▸ **MATERIAL**:
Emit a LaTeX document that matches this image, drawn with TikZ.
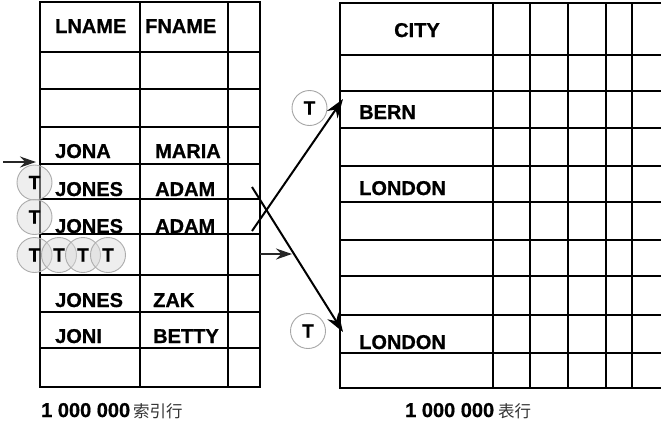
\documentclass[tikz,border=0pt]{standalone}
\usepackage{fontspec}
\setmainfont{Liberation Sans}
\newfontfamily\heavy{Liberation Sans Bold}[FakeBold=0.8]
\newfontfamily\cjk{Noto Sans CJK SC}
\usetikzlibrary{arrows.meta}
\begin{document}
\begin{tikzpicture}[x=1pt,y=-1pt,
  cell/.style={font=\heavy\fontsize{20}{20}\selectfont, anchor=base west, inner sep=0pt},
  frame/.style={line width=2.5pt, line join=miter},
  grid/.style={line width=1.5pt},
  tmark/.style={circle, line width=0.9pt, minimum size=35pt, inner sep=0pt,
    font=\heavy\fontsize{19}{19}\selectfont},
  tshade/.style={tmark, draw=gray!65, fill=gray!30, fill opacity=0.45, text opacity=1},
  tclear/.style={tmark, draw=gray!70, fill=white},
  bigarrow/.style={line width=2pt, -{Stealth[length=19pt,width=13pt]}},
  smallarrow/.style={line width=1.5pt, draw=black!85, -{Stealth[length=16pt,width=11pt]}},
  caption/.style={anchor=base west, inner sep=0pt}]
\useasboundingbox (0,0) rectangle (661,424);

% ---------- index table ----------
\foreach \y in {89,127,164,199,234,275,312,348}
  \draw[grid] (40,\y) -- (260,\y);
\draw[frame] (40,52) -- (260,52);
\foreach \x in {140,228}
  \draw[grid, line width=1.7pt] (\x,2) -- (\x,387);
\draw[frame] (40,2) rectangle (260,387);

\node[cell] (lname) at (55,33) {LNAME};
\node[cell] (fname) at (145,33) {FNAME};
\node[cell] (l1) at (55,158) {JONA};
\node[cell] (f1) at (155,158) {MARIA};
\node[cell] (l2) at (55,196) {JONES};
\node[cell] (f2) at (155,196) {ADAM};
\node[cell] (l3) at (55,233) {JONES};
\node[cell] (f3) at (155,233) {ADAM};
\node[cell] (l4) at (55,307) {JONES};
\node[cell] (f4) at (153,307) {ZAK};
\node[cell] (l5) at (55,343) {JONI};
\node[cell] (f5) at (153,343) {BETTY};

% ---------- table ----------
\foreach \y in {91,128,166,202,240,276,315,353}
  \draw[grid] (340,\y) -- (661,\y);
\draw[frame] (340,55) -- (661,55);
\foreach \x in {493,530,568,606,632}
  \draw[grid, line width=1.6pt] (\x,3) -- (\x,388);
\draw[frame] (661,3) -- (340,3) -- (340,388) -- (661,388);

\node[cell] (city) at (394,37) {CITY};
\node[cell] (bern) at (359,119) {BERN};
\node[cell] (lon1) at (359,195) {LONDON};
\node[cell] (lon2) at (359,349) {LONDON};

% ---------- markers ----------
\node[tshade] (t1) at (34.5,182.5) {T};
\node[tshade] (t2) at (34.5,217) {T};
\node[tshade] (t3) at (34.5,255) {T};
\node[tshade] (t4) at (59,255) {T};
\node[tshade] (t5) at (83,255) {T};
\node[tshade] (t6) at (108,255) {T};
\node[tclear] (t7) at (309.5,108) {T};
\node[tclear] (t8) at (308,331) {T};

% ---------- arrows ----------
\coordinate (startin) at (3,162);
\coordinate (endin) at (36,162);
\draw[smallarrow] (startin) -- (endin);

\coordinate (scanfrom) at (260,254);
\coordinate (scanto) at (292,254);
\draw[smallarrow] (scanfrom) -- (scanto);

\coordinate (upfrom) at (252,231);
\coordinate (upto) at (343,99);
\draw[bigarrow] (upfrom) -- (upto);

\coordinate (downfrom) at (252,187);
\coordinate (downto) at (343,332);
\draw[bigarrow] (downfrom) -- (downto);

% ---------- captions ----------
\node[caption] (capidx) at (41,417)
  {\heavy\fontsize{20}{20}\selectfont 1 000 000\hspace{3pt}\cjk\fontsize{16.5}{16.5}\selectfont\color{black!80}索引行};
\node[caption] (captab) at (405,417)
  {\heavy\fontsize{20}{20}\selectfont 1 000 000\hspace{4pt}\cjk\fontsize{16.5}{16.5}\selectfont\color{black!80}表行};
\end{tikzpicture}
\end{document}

==

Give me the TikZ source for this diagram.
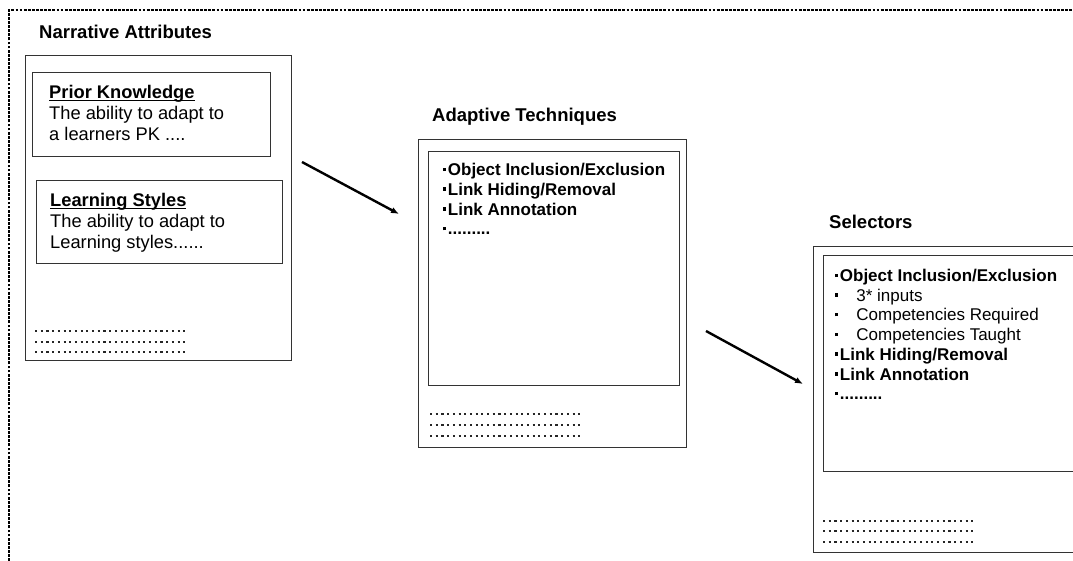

==

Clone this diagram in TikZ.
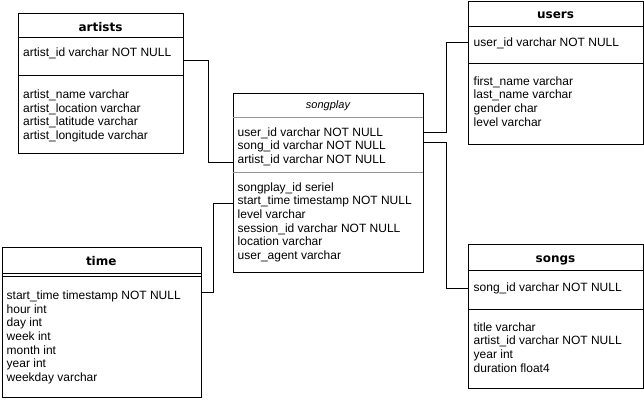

▸ **THE REQUEST**:
Filter the entries and copy out every line with the word "this".

▸ **REPLY TO THE EXERCISE**:
Emit a LaTeX document that matches this image, drawn with TikZ.
Give me the TikZ source for this diagram.
Clone this diagram in TikZ.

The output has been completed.